A total of 5.6 million fingerprint records were stolen during the data breach of the US Office of Personnel Management (OPM), significantly more than the 1.1 million initially predicted by the agency.
The July cyber attack on the OPM, which has since been blamed on hackers working out of China, resulted in the loss of over 21.5 million federal records.
These included names, addresses, sensitive financial information and Social Security Numbers (SSNs) of federal employees, OPM staff and contractors both past and present.
However, after further investigation, the OPM and the Department of Defense have admitted the attack was worse than previously reported, with almost five time as many fingerprint records stolen than first thought.

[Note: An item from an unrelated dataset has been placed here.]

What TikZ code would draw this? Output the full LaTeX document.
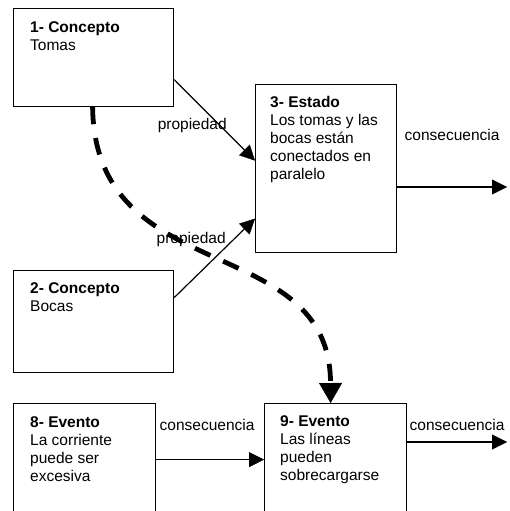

“Of the 21.5 million individuals whose Social Security Numbers and other sensitive information were impacted by the breach, the subset of individuals whose fingerprints have been stolen has increased from a total of approximately 1.1 million to approximately 5.6 million,” admitted the OPM.
The investigators said the ability to exploit fingerprint data “is limited”, but admitted “this probability could change over time as technology evolves".
As a result of this risk, an expert team is being assembled - comprising personnel from the FBI, Department of Defense and Homeland Security – to review potential ways hackers or foreign intelligence agencies could misuse fingerprint data in the future.
“This group will also seek to develop potential ways to prevent such misuse. If, in the future, new means are developed to misuse the fingerprint data, the government will provide additional information to individuals whose fingerprints may have been stolen in this breach,” reads the OPM statement.
The US government is offering anyone impacted by the hack identity and fraud protection services free of charge, while the investigation team continues to analyse the mass of data to determine exactly what was stolen.
The news comes at a time when the US and China are attempting to negotiate a so-called cyber peace deal just as Chinese president Xi Jinping begins his first state visit to the country.
During a briefing with the military in Washington, Obama said cyber attacks will now be treated as a “core national security threat”.